Castalia ambigua shell shape analysis
We performed all shape analyses with GNU R 4.0.1 (R Core Team, 2020). We carried out an elliptic Fourier transformation of outlines (Haines & Crampton, 2000) using the efourier() function in the Momocs package (Bonhomme et al., 2014), to examine shell shape variation between both C. ambigua morphotypes among the hydrological zones. Fourier transformation decomposes an outline into a number of basic waves, called harmonics, which are powerful enough to extract the geometric information of these outlines, reducing and eliminating redundant information between adjacent xy-coordinates (Bonhomme et al., 2014). In addition, complex shapes can be fitted, outlines smoothed and rotational differences removed (Claude, 2008). After preliminary calibration, we reconstructed the outlines by increasing the number of harmonics (Crampton, 1995), and chose eight harmonics that corresponded to almost of 95% of the total harmonic power. Four coefficients per harmonic, which describe the size, shape and orientation of each harmonic (Haines & Crampton, 2000), were extracted for each shell outline and used as geometric variables. Because Fourier coefficients contain no size information, a standardization of the outlines to the same size is not necessary.

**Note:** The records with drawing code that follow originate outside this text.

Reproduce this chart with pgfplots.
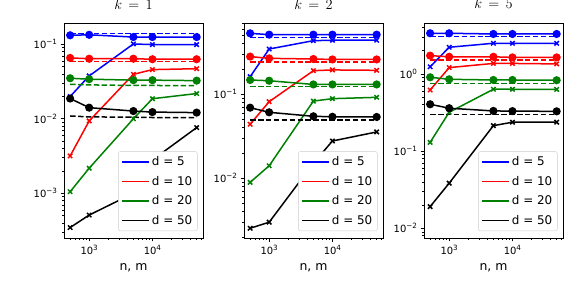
\documentclass[border=0pt]{standalone}
\usepackage{fontspec}
\setmainfont{DejaVu Sans}
\usepackage{pgfplots}
\usepackage{pgfplotstable}
\pgfplotsset{compat=1.18}
\definecolor{mblue}{rgb}{0,0,1}
\definecolor{mred}{rgb}{1,0,0}
\definecolor{mgreen}{rgb}{0,0.5,0}
\newcommand\tp[1]{10\raisebox{0.42em}{\fontsize{7.2bp}{7.2bp}\selectfont #1}}

\pgfplotstableread{
x c5 e5 x5 c10 e10 x10 c20 e20 x20 c50 e50 x50
500 0.132 0.139 0.0199 0.0656 0.059 0.00317 0.035 0.029 0.00105 0.0187 0.0109 0.000347
1000 0.134 0.139 0.0376 0.064 0.059 0.00935 0.034 0.0285 0.00217 0.0141 0.0106 0.00051
5000 0.125 0.139 0.101 0.064 0.059 0.0395 0.033 0.028 0.0100 0.0127 0.0105 0.0010
10000 0.125 0.139 0.099 0.063 0.059 0.0457 0.033 0.028 0.0186 0.0123 0.0104 0.0028
50000 0.125 0.139 0.099 0.063 0.059 0.047 0.0325 0.0278 0.0218 0.0121 0.0104 0.00762
}\tabA
\pgfplotstableread{
x c5 e5 x5 c10 e10 x10 c20 e20 x20 c50 e50 x50
500 0.532 0.472 0.162 0.281 0.243 0.044 0.148 0.123 0.00895 0.0693 0.0494 0.00254
1000 0.513 0.472 0.346 0.268 0.243 0.0817 0.145 0.123 0.0141 0.061 0.0494 0.0030
5000 0.513 0.472 0.435 0.263 0.243 0.191 0.131 0.123 0.083 0.0547 0.0494 0.0151
10000 0.513 0.472 0.44 0.26 0.243 0.195 0.131 0.123 0.0887 0.054 0.0494 0.0278
50000 0.513 0.472 0.44 0.26 0.243 0.193 0.131 0.123 0.092 0.0537 0.0494 0.0356
}\tabB
\pgfplotstableread{
x c5 e5 x5 c10 e10 x10 c20 e20 x20 c50 e50 x50
500 3.37 3.04 1.24 1.73 1.52 0.62 0.906 0.757 0.130 0.405 0.30 0.0191
1000 3.37 3.04 2.22 1.67 1.52 1.21 0.853 0.757 0.319 0.36 0.30 0.0384
5000 3.3 3.04 2.5 1.67 1.52 1.37 0.836 0.757 0.634 0.332 0.30 0.214
10000 3.3 3.04 2.5 1.64 1.52 1.37 0.836 0.757 0.634 0.33 0.30 0.237
50000 3.3 3.04 2.5 1.64 1.52 1.35 0.83 0.757 0.63 0.328 0.30 0.237
}\tabC

\newcommand\grp[3]{%
 \addplot[#2, line width=1.5bp, mark=*, mark size=3.3bp, mark options={solid}, forget plot] table[x=x,y=c#3]{#1};
 \addplot[#2, line width=1.5bp, no marks, dash pattern=on 5.5bp off 2.4bp, forget plot] table[x=x,y=e#3]{#1};
 \addplot[#2, line width=1.5bp, mark=x, mark size=3.1bp, forget plot] table[x=x,y=x#3]{#1};
}
\newcommand\legl[2]{\addlegendimage{legend image code/.code={\draw[#1, line width=1.5bp] (0bp,0bp) -- (27bp,0bp);}}\addlegendentry{#2}}
\newcommand\allgrp[1]{%
 \grp{#1}{mblue}{5}\grp{#1}{mred}{10}\grp{#1}{mgreen}{20}\grp{#1}{black}{50}
 \legl{mblue}{d = 5}\legl{mred}{d = 10}\legl{mgreen}{d = 20}\legl{black}{d = 50}
}

\begin{document}
\begin{tikzpicture}
\useasboundingbox (0bp,0bp) rectangle (564bp,290bp);
\pgfplotsset{
  scale only axis, width=139bp, height=215bp,
  xmin=400, xmax=63000,
  xtick={1000,10000}, xticklabels={\tp{3},\tp{4}},
  minor xtick={500,600,700,800,900,2000,3000,4000,5000,6000,7000,8000,9000,20000,30000,40000,50000,60000},
  tick align=outside, tick pos=left,
  major tick length=3.5bp, minor tick length=2bp,
  every tick/.append style={black, line width=0.8bp},
  every minor tick/.append style={black, line width=0.6bp},
  axis line style={line width=0.8bp},
  tick label style={font=\fontsize{10}{10}\selectfont},
  every axis x label/.style={at={(axis description cs:0.5,0)}, anchor=base, yshift=-32bp, font=\fontsize{12.5}{12.5}\selectfont},
  every axis title/.style={at={(axis description cs:0.5,1)}, anchor=base, yshift=14bp, font=\fontsize{15}{15}\selectfont},
  legend style={at={(1,0)}, anchor=south east, xshift=-5.5bp, yshift=7bp,
    draw=black!20, rounded corners=2bp, fill=white,
    font=\fontsize{12}{12}\selectfont, inner xsep=3bp, inner ysep=3bp, row sep=5bp,
    cells={anchor=west}},
}
\begin{loglogaxis}[anchor=south west, at={(64bp,52bp)}, ymin=2.51e-4, ymax=0.193,
  title={$k\,=\,1$}, xlabel={n, m},
  ytick={0.001,0.01,0.1}, yticklabels={\tp{−3},\tp{−2},\tp{−1}},
  minor ytick={3e-4,4e-4,5e-4,6e-4,7e-4,8e-4,9e-4,2e-3,3e-3,4e-3,5e-3,6e-3,7e-3,8e-3,9e-3,2e-2,3e-2,4e-2,5e-2,6e-2,7e-2,8e-2,9e-2}]
\allgrp{\tabA}
\end{loglogaxis}
\begin{loglogaxis}[anchor=south west, at={(244bp,52bp)}, ymin=1.945e-3, ymax=0.706,
  title={$k\,=\,2$}, xlabel={n, m},
  ytick={0.01,0.1}, yticklabels={\tp{−2},\tp{−1}},
  minor ytick={2e-3,3e-3,4e-3,5e-3,6e-3,7e-3,8e-3,9e-3,2e-2,3e-2,4e-2,5e-2,6e-2,7e-2,8e-2,9e-2,0.2,0.3,0.4,0.5,0.6,0.7}]
\allgrp{\tabB}
\end{loglogaxis}
\begin{loglogaxis}[anchor=south west, at={(424bp,52bp)}, ymin=7.48e-3, ymax=4.58,
  title={$k\,=\,5$}, xlabel={n, m},
  ytick={0.01,0.1,1}, yticklabels={\tp{−2},\tp{−1},\tp{0}},
  minor ytick={8e-3,9e-3,2e-2,3e-2,4e-2,5e-2,6e-2,7e-2,8e-2,9e-2,0.2,0.3,0.4,0.5,0.6,0.7,0.8,0.9,2,3,4}]
\allgrp{\tabC}
\end{loglogaxis}
\end{tikzpicture}
\end{document}
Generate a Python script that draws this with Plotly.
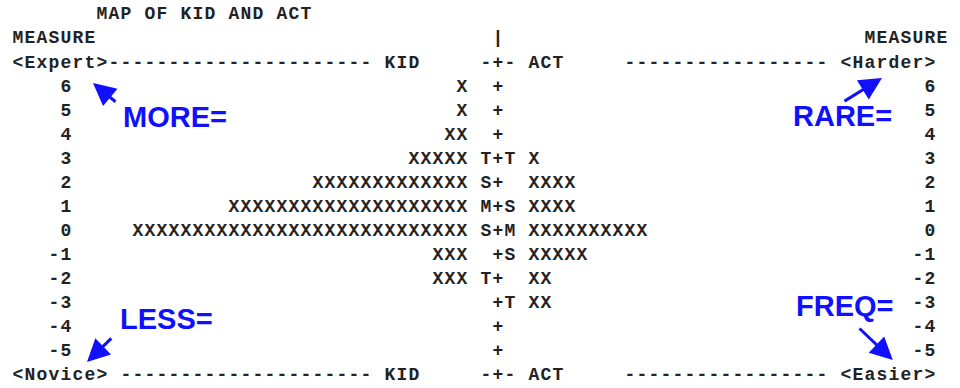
import plotly.graph_objects as go

# Wright map: measure levels, counts of KID (persons) and ACT (items) per level
measures = [6, 5, 4, 3, 2, 1, 0, -1, -2, -3, -4, -5]
kid_counts = [1, 1, 2, 5, 13, 20, 28, 3, 3, 0, 0, 0]
act_counts = [0, 0, 0, 1, 4, 4, 10, 5, 2, 2, 0, 0]
kid_marks = ["", "", "", "T", "S", "M", "S", "", "T", "", "", ""]
act_marks = ["", "", "", "T", "", "S", "M", "S", "", "T", "", ""]

INK = "#222222"
BLUE = "#1010ff"
mono = dict(family="Liberation Mono, DejaVu Sans Mono, monospace",
            size=18, color=INK, weight="bold")
sans = dict(family="Liberation Sans, Arial, sans-serif",
            size=29, color=BLUE, weight="bold")


def cells(items):
    # spread strings over a character grid: one point per character
    xs, ys, ts = [], [], []
    for col, row, s in items:
        for i, ch in enumerate(s):
            if ch != " ":
                xs.append(col + i)
                ys.append(row)
                ts.append(ch)
    return xs, ys, ts


def text_trace(items):
    xs, ys, ts = cells(items)
    return go.Scatter(x=xs, y=ys, text=ts, mode="text",
                      textposition="middle center", textfont=mono,
                      cliponaxis=False, hoverinfo="skip", showlegend=False)


fig = go.Figure()

# KID X's grow leftwards from column -3, ACT X's rightwards from column 3
kid_items = [(-2 - n, m, "X" * n) for m, n in zip(measures, kid_counts) if n]
act_items = [(3, m, "X" * n) for m, n in zip(measures, act_counts) if n]
fig.add_trace(text_trace(kid_items))
fig.add_trace(text_trace(act_items))

# central ruler with mean / SD markers
ruler = [(0, m, "+") for m in measures]
ruler += [(-1, m, t) for m, t in zip(measures, kid_marks) if t]
ruler += [(1, m, t) for m, t in zip(measures, act_marks) if t]
fig.add_trace(text_trace(ruler))

# measure scale on both sides (right-aligned)
scale = [(-36 - len(str(m)) + 1, m, str(m)) for m in measures]
scale += [(36 - len(str(m)) + 1, m, str(m)) for m in measures]
fig.add_trace(text_trace(scale))

# header and footer lines
frame = [
    (-33, 9, "MAP OF KID AND ACT"),
    (-40, 8, "MEASURE"), (0, 8, "|"), (31, 8, "MEASURE"),
    (-40, 7, "<Expert>"), (-32, 7, "-" * 22), (-9, 7, "KID"),
    (-1, 7, "-+-"), (3, 7, "ACT"), (11, 7, "-" * 17), (29, 7, "<Harder>"),
    (-40, -6, "<Novice>"), (-31, -6, "-" * 21), (-9, -6, "KID"),
    (-1, -6, "-+-"), (3, -6, "ACT"), (11, -6, "-" * 17), (29, -6, "<Easier>"),
]
fig.add_trace(text_trace(frame))

# blue callouts
for x, y, t in [(-31.4, 4.74, "MORE="), (24.4, 4.80, "RARE="),
                (-31.7, -3.63, "LESS="), (24.7, -3.09, "FREQ=")]:
    fig.add_annotation(x=x, y=y, text=t, showarrow=False, xanchor="left",
                       yanchor="middle", font=sans, xref="x", yref="y")

for tip, tail in [((-33.75, 6.17), (-31.75, 5.34)),
                  ((32.0, 6.38), (28.75, 5.38)),
                  ((-34.25, -5.42), (-32.1, -4.38)),
                  ((32.9, -5.34), (30.0, -3.97))]:
    fig.add_annotation(x=tip[0], y=tip[1], ax=tail[0], ay=tail[1],
                       xref="x", yref="y", axref="x", ayref="y", text="",
                       showarrow=True, arrowhead=2, arrowsize=1.5,
                       arrowwidth=3, arrowcolor=BLUE)

fig.update_xaxes(range=[-41.5, 38.5], visible=False, showgrid=False,
                 zeroline=False, fixedrange=True)
fig.update_yaxes(range=[-6.5, 9.62], visible=False, showgrid=False,
                 zeroline=False, fixedrange=True)
fig.update_layout(width=960, height=388, margin=dict(l=0, r=0, t=0, b=0),
                  plot_bgcolor="white", paper_bgcolor="white")

fig.write_html("out.html", config={"displayModeBar": False},
               post_script="document.body.style.margin='0';")
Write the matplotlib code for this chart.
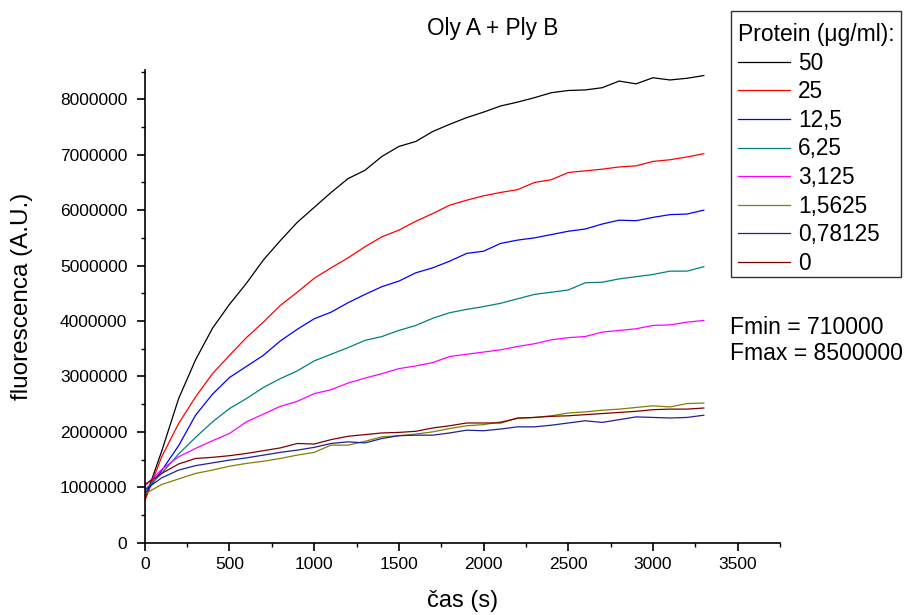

We performed a principal components analysis (PCA) on the matrix of coefficients in order to explore the morphological variability between both C. ambigua morphotypes among the hydrological zones and to define variables capturing most of the morphological variation (Bookstein, 1997). PCA rotates the original variables into new linear variables called principal components. The calculated principal components, which best explain the observed variation in shape, were considered as new shape variables.
We carried out a canonical variates analysis (CVA) based on the new shape variables in the Morpho package (Schlager, 2017), to identify the linear combination of shape features that was best able to account for differences between- and within-groups that were defined a priori (zones and morphotypes). We formally tested for differences among the hydrological zones and between C. ambigua morphotypes with a permutational multivariate analysis of variance (PERMANOVA) with a Euclidian distance matrix and 9,999 permutations. We used morphotypes and hydrological zones as fixed effects.
To understand the contribution of individual variables on the shell shape of C. ambigua, we reconstructed extreme outlines along each principal component (Crampton, 1995). To visualize differences at the extremes of the morphospace between both C. ambigua morphotypes, we generated deformation grids (Claude, 2008) and iso-deformation lines through mathematical formalization in the Momocs package (Bonhomme et al., 2014) using thin plate splines (TPS) analysis, which compares average shapes and visualizes the outline deformations in the morphospace (Bookstein, 1997).
Finally, we used a generalized additive model (GAM) with a cubic regression spline to explain C. ambigua shape variance in response to hydraulic energy: in our case the Reynolds number. A GAM is a generalized linear model with a linear predictor that allows for a flexible response on the covariates by defining regression splines (Wood, 2006). Initial data exploration revealed heterogeneous shape variance in the principal components. Thus, we standardized the shape data prior to analysis since we were not interested in between group (zone or morphotype) heterogeneity (Zuur et al., 2009). The response variable (Reynolds number) did not require any transformation. We ran the model using the mgcv (Wood, 2006) and nlme (Pinheiro et al., 2017) packages.